* Task brief:
From the first line of the data below through the line bearing "y=female, name='女性', marker_color='#dc3912'))", reproduce each line exactly; do not include pictures.
━━━ Given information ━━━
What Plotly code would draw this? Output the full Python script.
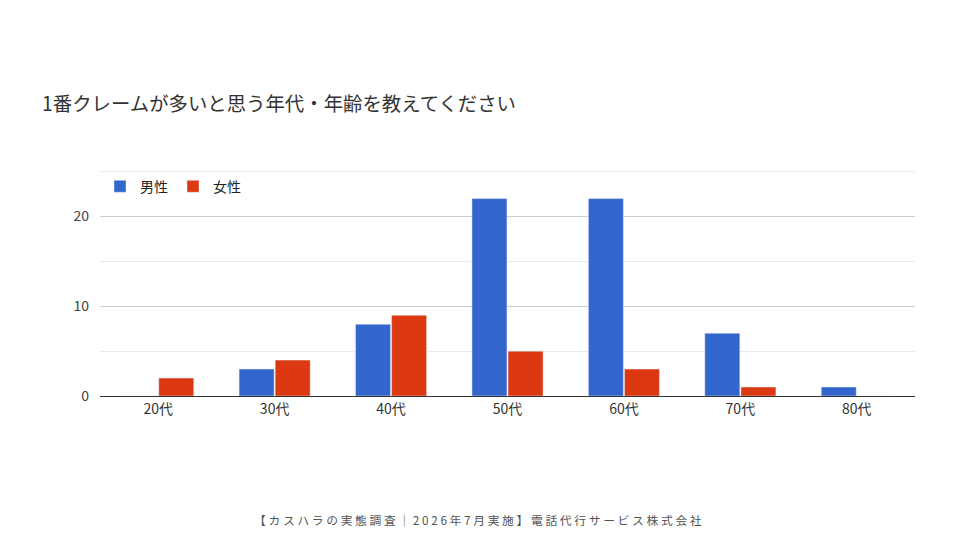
import plotly.graph_objects as go

# data
categories = ['20代', '30代', '40代', '50代', '60代', '70代', '80代']
male = [0, 3, 8, 22, 22, 7, 1]
female = [2, 4, 9, 5, 3, 1, 0]
y_ticks = [0, 10, 20]

title = '1番クレームが多いと思う年代・年齢を教えてください'
footer = '【カスハラの実態調査｜2026年7月実施】電話代行サービス株式会社'

font = 'Noto Sans CJK JP'

fig = go.Figure()
fig.add_trace(go.Bar(x=categories, y=male, name='男性', marker_color='#3366cc'))
fig.add_trace(go.Bar(x=categories, y=female, name='女性', marker_color='#dc3912'))

# page body adds an 8px offset, margins compensate for it
fig.update_layout(
    width=960,
    height=540,
    paper_bgcolor='white',
    plot_bgcolor='white',
    font=dict(family=font, size=14, color='#444'),
    margin=dict(l=92, r=53, t=161, b=152),
    barmode='group',
    bargap=0.38,
    bargroupgap=0.03,
    showlegend=True,
    legend=dict(orientation='h', x=0, y=0.922, xanchor='left', yanchor='middle',
                font=dict(size=14, color='#222'), bgcolor='rgba(0,0,0,0)'),
    annotations=[
        dict(text=title, xref='paper', yref='paper', x=-0.0736, y=1.292,
             xanchor='left', yanchor='middle', showarrow=False,
             font=dict(size=19.4, color='#333')),
        dict(text=' '.join(footer), xref='paper', yref='paper', x=0.464, y=-0.543,
             xanchor='center', yanchor='middle', showarrow=False,
             font=dict(size=11.8, color='#555')),
    ],
)

fig.update_xaxes(showgrid=False, showline=True, linecolor='#333', linewidth=1,
                 ticks='', tickfont=dict(size=14, color='#333'))
fig.update_yaxes(range=[0, 25.3], tickvals=y_ticks, showgrid=True, gridcolor='#ccc',
                 zeroline=False, tickfont=dict(size=14, color='#444'),
                 ticklabelstandoff=10,
                 minor=dict(dtick=5, showgrid=True, gridcolor='#ebebeb'))

fig.write_html('out.html')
━━━
* Exercise response:
What Plotly code would draw this? Output the full Python script.
import plotly.graph_objects as go

# data
categories = ['20代', '30代', '40代', '50代', '60代', '70代', '80代']
male = [0, 3, 8, 22, 22, 7, 1]
female = [2, 4, 9, 5, 3, 1, 0]
y_ticks = [0, 10, 20]

title = '1番クレームが多いと思う年代・年齢を教えてください'
footer = '【カスハラの実態調査｜2026年7月実施】電話代行サービス株式会社'

font = 'Noto Sans CJK JP'

fig = go.Figure()
fig.add_trace(go.Bar(x=categories, y=male, name='男性', marker_color='#3366cc'))
fig.add_trace(go.Bar(x=categories, y=female, name='女性', marker_color='#dc3912'))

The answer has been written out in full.